> WHAT IS BEING ASKED: Write out the data again exactly, skipping every picture.

======

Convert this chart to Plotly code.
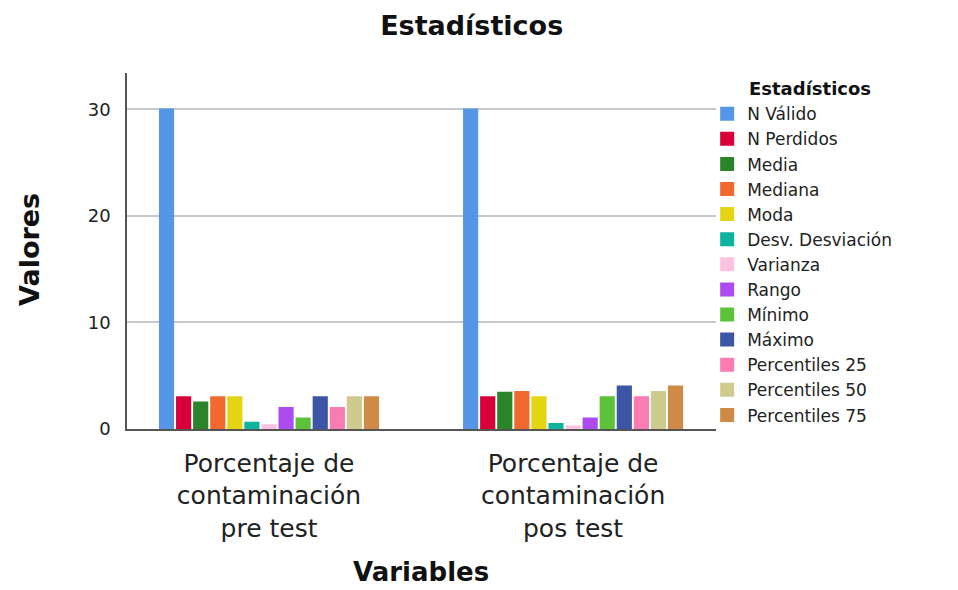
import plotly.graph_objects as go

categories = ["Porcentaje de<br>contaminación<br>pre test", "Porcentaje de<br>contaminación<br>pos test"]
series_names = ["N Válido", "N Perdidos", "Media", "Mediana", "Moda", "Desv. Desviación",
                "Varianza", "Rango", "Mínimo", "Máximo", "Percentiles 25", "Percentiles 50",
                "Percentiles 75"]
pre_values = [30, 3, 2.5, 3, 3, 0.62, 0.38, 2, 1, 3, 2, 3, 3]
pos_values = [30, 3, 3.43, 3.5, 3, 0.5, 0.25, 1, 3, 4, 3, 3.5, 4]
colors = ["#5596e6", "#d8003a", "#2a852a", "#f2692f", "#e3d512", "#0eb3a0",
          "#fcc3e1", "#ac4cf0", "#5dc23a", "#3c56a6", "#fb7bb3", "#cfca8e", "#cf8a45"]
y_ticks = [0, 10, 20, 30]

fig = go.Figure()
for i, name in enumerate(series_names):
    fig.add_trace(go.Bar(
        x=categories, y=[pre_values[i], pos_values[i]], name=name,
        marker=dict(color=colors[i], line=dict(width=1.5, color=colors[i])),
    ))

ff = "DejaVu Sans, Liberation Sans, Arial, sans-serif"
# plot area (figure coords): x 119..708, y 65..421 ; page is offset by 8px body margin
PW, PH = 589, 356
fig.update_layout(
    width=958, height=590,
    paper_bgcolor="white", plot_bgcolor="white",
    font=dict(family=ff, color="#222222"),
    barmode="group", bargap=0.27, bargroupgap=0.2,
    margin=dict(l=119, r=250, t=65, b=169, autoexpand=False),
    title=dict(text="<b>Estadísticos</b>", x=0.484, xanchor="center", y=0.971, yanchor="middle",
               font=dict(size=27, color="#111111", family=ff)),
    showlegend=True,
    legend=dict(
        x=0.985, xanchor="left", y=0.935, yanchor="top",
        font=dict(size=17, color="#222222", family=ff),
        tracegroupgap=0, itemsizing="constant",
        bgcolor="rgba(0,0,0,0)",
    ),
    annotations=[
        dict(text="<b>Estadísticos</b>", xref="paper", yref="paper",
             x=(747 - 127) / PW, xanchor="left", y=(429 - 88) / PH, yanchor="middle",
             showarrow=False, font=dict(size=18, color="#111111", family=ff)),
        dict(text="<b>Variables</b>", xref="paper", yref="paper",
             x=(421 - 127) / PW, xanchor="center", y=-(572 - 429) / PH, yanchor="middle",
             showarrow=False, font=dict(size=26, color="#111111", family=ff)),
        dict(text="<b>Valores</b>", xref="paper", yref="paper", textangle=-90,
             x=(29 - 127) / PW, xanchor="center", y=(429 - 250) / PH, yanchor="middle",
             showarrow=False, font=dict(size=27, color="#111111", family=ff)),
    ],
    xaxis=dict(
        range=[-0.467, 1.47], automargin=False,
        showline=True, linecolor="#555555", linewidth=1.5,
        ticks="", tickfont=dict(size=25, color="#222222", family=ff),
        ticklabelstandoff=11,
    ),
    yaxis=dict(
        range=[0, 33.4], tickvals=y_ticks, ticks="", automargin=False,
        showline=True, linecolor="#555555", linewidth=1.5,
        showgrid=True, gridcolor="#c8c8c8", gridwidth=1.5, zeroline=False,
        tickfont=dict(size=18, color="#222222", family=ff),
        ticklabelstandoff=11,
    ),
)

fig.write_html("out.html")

======

> REPLY TO THE EXERCISE:
Convert this chart to Plotly code.
import plotly.graph_objects as go

categories = ["Porcentaje de<br>contaminación<br>pre test", "Porcentaje de<br>contaminación<br>pos test"]
series_names = ["N Válido", "N Perdidos", "Media", "Mediana", "Moda", "Desv. Desviación",
                "Varianza", "Rango", "Mínimo", "Máximo", "Percentiles 25", "Percentiles 50",
                "Percentiles 75"]
pre_values = [30, 3, 2.5, 3, 3, 0.62, 0.38, 2, 1, 3, 2, 3, 3]
pos_values = [30, 3, 3.43, 3.5, 3, 0.5, 0.25, 1, 3, 4, 3, 3.5, 4]
colors = ["#5596e6", "#d8003a", "#2a852a", "#f2692f", "#e3d512", "#0eb3a0",
          "#fcc3e1", "#ac4cf0", "#5dc23a", "#3c56a6", "#fb7bb3", "#cfca8e", "#cf8a45"]
y_ticks = [0, 10, 20, 30]

fig = go.Figure()
for i, name in enumerate(series_names):
    fig.add_trace(go.Bar(
        x=categories, y=[pre_values[i], pos_values[i]], name=name,
        marker=dict(color=colors[i], line=dict(width=1.5, color=colors[i])),
    ))

ff = "DejaVu Sans, Liberation Sans, Arial, sans-serif"
# plot area (figure coords): x 119..708, y 65..421 ; page is offset by 8px body margin
PW, PH = 589, 356
fig.update_layout(
    width=958, height=590,
    paper_bgcolor="white", plot_bgcolor="white",
    font=dict(family=ff, color="#222222"),
    barmode="group", bargap=0.27, bargroupgap=0.2,
    margin=dict(l=119, r=250, t=65, b=169, autoexpand=False),
    title=dict(text="<b>Estadísticos</b>", x=0.484, xanchor="center", y=0.971, yanchor="middle",
               font=dict(size=27, color="#111111", family=ff)),
    showlegend=True,
    legend=dict(
        x=0.985, xanchor="left", y=0.935, yanchor="top",
        font=dict(size=17, color="#222222", family=ff),
        tracegroupgap=0, itemsizing="constant",
        bgcolor="rgba(0,0,0,0)",
    ),
    annotations=[
        dict(text="<b>Estadísticos</b>", xref="paper", yref="paper",
             x=(747 - 127) / PW, xanchor="left", y=(429 - 88) / PH, yanchor="middle",
             showarrow=False, font=dict(size=18, color="#111111", family=ff)),
        dict(text="<b>Variables</b>", xref="paper", yref="paper",
             x=(421 - 127) / PW, xanchor="center", y=-(572 - 429) / PH, yanchor="middle",
             showarrow=False, font=dict(size=26, color="#111111", family=ff)),
        dict(text="<b>Valores</b>", xref="paper", yref="paper", textangle=-90,
             x=(29 - 127) / PW, xanchor="center", y=(429 - 250) / PH, yanchor="middle",
             showarrow=False, font=dict(size=27, color="#111111", family=ff)),
    ],
    xaxis=dict(
        range=[-0.467, 1.47], automargin=False,
        showline=True, linecolor="#555555", linewidth=1.5,
        ticks="", tickfont=dict(size=25, color="#222222", family=ff),
        ticklabelstandoff=11,
    ),
    yaxis=dict(
        range=[0, 33.4], tickvals=y_ticks, ticks="", automargin=False,
        showline=True, linecolor="#555555", linewidth=1.5,
        showgrid=True, gridcolor="#c8c8c8", gridwidth=1.5, zeroline=False,
        tickfont=dict(size=18, color="#222222", family=ff),
        ticklabelstandoff=11,
    ),
)

fig.write_html("out.html")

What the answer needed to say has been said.